Zugdidi to Sukhumi or reverse takes minimum 5 hours, so make an early start. Border opens at 8am, closes at 7 pm. Don’t forget to exchange lari into rubles before you enter Abkhazia from the Georgian side, or to have dollars on hand, there are few if any options to exchange lari once in Abkhazia.
A good travel tip: dress inconspicuously. There are tons of Megrelians crossing to and fro, since the border shot right through the heart of the Samegrelo region, with split families on both sides. Guards do not stop locals at all. So if you’re Caucasian, dress in black only (that’s what the Georgians and Megrelians do), and do not carry a western-style big backpack, no-one’s gonna stop you, let alone question you. Which makes you also safe from any possible criminals targeting obvious tourists. Black trousers, black shirt (and maybe some black cap and shades, if you’re fair-haired and blue-eyed) and it’s much faster and easier. Leather jacket is a bonus.
Some more good info from Daniel Hamilton: It is well known that the area immediately surrounding the ‘line of occupation’ is a dangerous one with Abkhaz troops and various bandits extracting bribes from visitors to the territory with relative impunity. The LonelyPlanet forums are full of examples of cases where tourists have faced threats and violence at the border.
You have two options when you have through customs – taxi or bus. If you opt for the bus (as I did) then the most usual way to travel to Sukhumi is to go from Inguri up to the town of Gali where buses then connect on to Sukhumi.
Gali is now the only truly multi-ethnic part of Abkhazia and is home to the majority of the 40,000 (out of 250,000) Georgians who have returned to their homes since the end of fighting. The town is also dirt poor and entirely overlooked by the ethnic Abkhaz administration; full of shattered and bombed-out buildings and riven with organised crime. As a non-Russian speaker, I was as keen as anything to avoid having to loiter in Gali to pick up a connecting bus so was delighted when a bus running directly Sukhumi turned up.

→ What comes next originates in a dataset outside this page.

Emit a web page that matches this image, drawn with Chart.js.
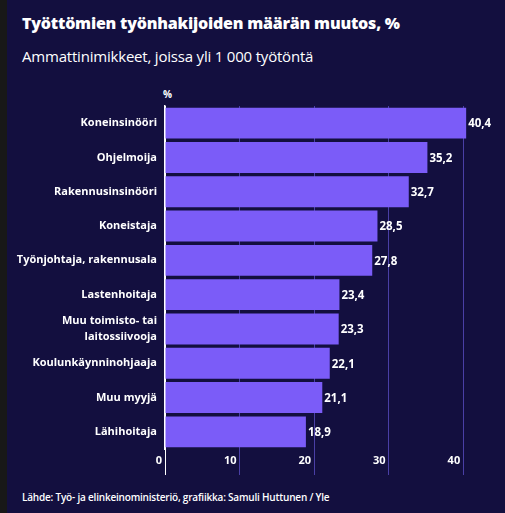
<!DOCTYPE html>
<html lang="fi">
<head>
<meta charset="utf-8">
<script src="https://cdn.jsdelivr.net/npm/chart.js@4/dist/chart.umd.min.js"></script>
<style>
  html, body { margin: 0; padding: 0; }
  body {
    width: 505px; height: 513px; overflow: hidden; position: relative;
    background: #130f3f; font-family: "Open Sans", sans-serif; color: #fff;
  }
  .strip { position: absolute; left: 0; top: 0; width: 7px; height: 513px; background: #181818; }
  h1 { position: absolute; left: 22px; top: 12px; margin: 0; font-size: 16px; font-weight: 800; letter-spacing: -0.2px; }
  .sub { position: absolute; left: 22px; top: 46px; margin: 0; font-size: 15px; font-weight: 400; letter-spacing: -0.2px; }
  .unit { position: absolute; left: 163px; top: 87px; font-size: 10px; font-weight: 700; }
  .src { position: absolute; left: 22px; top: 490px; font-size: 10px; font-weight: 600; letter-spacing: -0.2px; }
  #wrap { position: absolute; left: 7px; top: 85px; width: 498px; height: 394px; }
</style>
</head>
<body>
<div class="strip"></div>
<h1>Työttömien työnhakijoiden määrän muutos, %</h1>
<p class="sub">Ammattinimikkeet, joissa yli 1 000 työtöntä</p>
<div class="unit">%</div>
<div id="wrap"><canvas id="chart"></canvas></div>
<div class="src">Lähde: Työ- ja elinkeinoministeriö, grafiikka: Samuli Huttunen / Yle</div>

<script>
// Chart data
const categories = [
  'Koneinsinööri',
  'Ohjelmoija',
  'Rakennusinsinööri',
  'Koneistaja',
  'Työnjohtaja, rakennusala',
  'Lastenhoitaja',
  ['Muu toimisto- tai', 'laitossiivooja'],
  'Koulunkäynninohjaaja',
  'Muu myyjä',
  'Lähihoitaja'
];
const changePct = [40.4, 35.2, 32.7, 28.5, 27.8, 23.4, 23.3, 22.1, 21.1, 18.9];
const xTicks = [0, 10, 20, 30, 40];

const BAR_COLOR = '#7b5cf8';
const GRID_COLOR = '#4a3fa6';
const FONT = '"Open Sans", sans-serif';

const isTick = v => xTicks.includes(v);

// value labels to the right of each bar, Finnish decimal comma
const valueLabels = {
  id: 'valueLabels',
  afterDatasetsDraw(chart) {
    const ctx = chart.ctx;
    const meta = chart.getDatasetMeta(0);
    ctx.save();
    ctx.fillStyle = '#ffffff';
    ctx.font = '700 11.5px ' + FONT;
    ctx.textAlign = 'left';
    ctx.textBaseline = 'middle';
    meta.data.forEach((bar, i) => {
      const txt = changePct[i].toFixed(1).replace('.', ',');
      ctx.fillText(txt, bar.x + 2, bar.y + 1);
    });
    ctx.restore();
  }
};

new Chart(document.getElementById('chart'), {
  type: 'bar',
  data: {
    labels: categories,
    datasets: [{
      data: changePct,
      backgroundColor: BAR_COLOR,
      borderWidth: 0,
      barPercentage: 0.9,
      categoryPercentage: 1
    }]
  },
  options: {
    indexAxis: 'y',
    responsive: true,
    maintainAspectRatio: false,
    animation: false,
    layout: { padding: { top: 21, right: 12, left: 0, bottom: 0 } },
    plugins: {
      legend: { display: false },
      tooltip: { enabled: false }
    },
    scales: {
      x: {
        min: 0,
        max: 44,
        afterFit: s => { s.height = 30; },
        grid: {
          color: ctx => {
            if (!ctx.tick || !isTick(ctx.tick.value)) return 'rgba(0,0,0,0)';
            return ctx.tick.value === 0 ? '#ffffff' : GRID_COLOR;
          },
          lineWidth: 1,
          drawTicks: true,
          tickLength: 26
        },
        border: { display: false },
        ticks: {
          stepSize: 10,
          callback: v => isTick(v) ? v : '',
          color: '#ffffff',
          font: { family: FONT, size: 11, weight: '700' },
          align: 'end',
          labelOffset: -3,
          padding: -21,
          maxRotation: 0
        }
      },
      y: {
        afterFit: s => { s.width = 158; },
        grid: { display: false, drawTicks: false },
        border: { display: true, color: '#ffffff', width: 1.5 },
        ticks: {
          autoSkip: false,
          color: '#ffffff',
          font: { family: FONT, size: 11, weight: '700', lineHeight: 1.5 },
          padding: 8
        }
      }
    }
  },
  plugins: [valueLabels]
});
</script>
</body>
</html>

Speaking subsequently to some Georgian friends in Zugdidi, they told me that my decision to make an early start was a wise one as muggings and hold-ups in Inguri are at their lowest in the morning, increasing steadily until the Abkhaz close the ‘line of occupation’ at 19:00. You are apparently most likely to find a direct service to Sukhumi if you are there when the border opens at 08:00.
Given that even a direct service from Inguri to Sukhumi takes at least two hours, I have also been advised that those returning to the Georgian side make an early start so as to avoid potential hold-ups such as bogus document checks in Gali that could see you stranded in the dangerous border area after 19:00.
The drive to Sukhumi is beautiful and depressing in equal measure.